Democracy’s big day

Brad Buyse

Photo By Larry Dalton

In case you haven’t been badgered enough about this, this is the most hugely important election of your lifetime. So don’t screw it up. Brad Buyse sure won’t. He’s the campaign-services manager at the Sacramento County elections division. He sat down with SN&R to put this year’s historic vote in perspective.

I hear the ballot this year is quite long.

Yes, our ballot for this election is 19 inches, double-sided. We’ve had 17-inch ballots before, but this one is just huge.

Whoa. How many people are registered to vote for this one?

Right now we’re at about 646,000 in voter registration—and it will be much more. We’re getting 2,500 to 3,000 voter-registration cards a day. A lot of youth are registering to vote. So this is going to be the biggest registration that we’ve ever had in the history of this office. It’s going to be very exciting.

We’ve already sent out 239,000 vote-by-mail ballots to all the voters who are signed up to be permanent vote-by-mail voters. So about 39 percent of our rolls are vote-by-mail voters. That’s the largest it’s ever been.

What would be a good turnout this year?

Our highest turnout, since we started keeping records in 1936, was 88.6 percent. That was the 1964 general election, which was Johnson vs. Goldwater. Last June was our lowest turnout since 1936; it was only 29 percent. That was just hideous, especially considering the cost of putting on that election.

In that election, we had to wait several days for the results of some contests, like the mayoral race. Is that a possibility this time?

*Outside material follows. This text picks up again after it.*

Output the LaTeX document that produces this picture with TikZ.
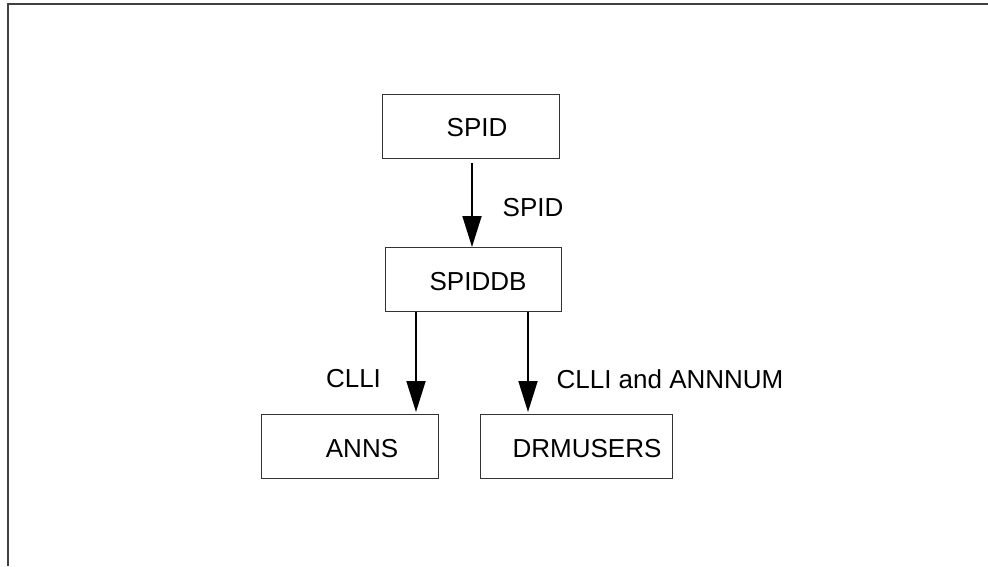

Yes. We are so used to instant gratification, to “I want it and I want it now.” But people don’t understand what happens. We get 50,000 to 60,000 vote-by-mail ballots on Election Day. All those vote-by-mail ballots have to be scanned in, signature-checked, visually inspected—it’s a whole process of getting the ballot ready to be scanned in. Vote-by-mail has really changed the dynamics of our elections because, in essence, we’re conducting two elections on Election Day: We’re conducting the polling-place election and we’re conducting the vote-by-mail election.

Besides all of the vote-by-mail ballots, we have all the provisional ballots. And we have write-in ballots. We’re expecting that some people are not going to be happy with their choices of Obama and McCain, and they might write other names on their ballots.

If they aren’t a qualified write-in candidate, those votes of course do not count. But if somebody writes something on their ballot, we have to pull that ballot aside and it has to be inspected by a team of two people. We think people are going to write Hillary [Clinton] on there. She was such a force; that’s something our write-in team has been talking about. And that’s going to slow us down.

I know some people like to write in Mickey Mouse sometimes. I like to write in my friend Jimmy.

Well, Mickey Mouse is never a qualified write-in candidate, because Mickey Mouse has never been in my office. But we do always have a list of qualified write-in candidates. For example, we have a couple of [Sacramento County] Superior Court judges that have been forced onto the ballot.

You mean Judge McBrien?

Judge McBrien, yes. There have already been two candidates that have shown an interest and taken out papers.

What’s the absolute latest I can wait to mail my ballot?

Don’t drop it in the mail after Friday, the 31st, because it might not get to us. It has to be in our office by 8 o’clock on Tuesday, November 4. On November 5, November 6 and November 7, we get trays and trays and trays from the post office of ballots that have been delivered too late. People think it’s like taxes: as long as it’s postmarked by April 15. Thousands of people waste their vote and waste their postage because they think they can mail it on Election Day.

What would make elections better?

Well, if I can get on my own little soapbox, before any election law is passed down at the Capitol, it would be nice if the people who were passing those laws actually worked a day at the polls.

What else?

It would be fabulous if one year we could do a countywide vote-by-mail election to see what the cost savings are, and also to see what the turnout would be. It could potentially save our county hundreds of thousands of dollars. If the governor calls for a special election next year—a statewide election is going to cost between $90 [million] and $100 million. Why not have it all be vote-by-mail, as a cost-saving measure?

This is, what, the third election this year?

Really it’s the fourth in a year, because we had one in November 2007. [That ballot included just school-district issues.] Here we are almost a year later, and none of us in this office have had any time off. Hopefully 2009 will be a little easier.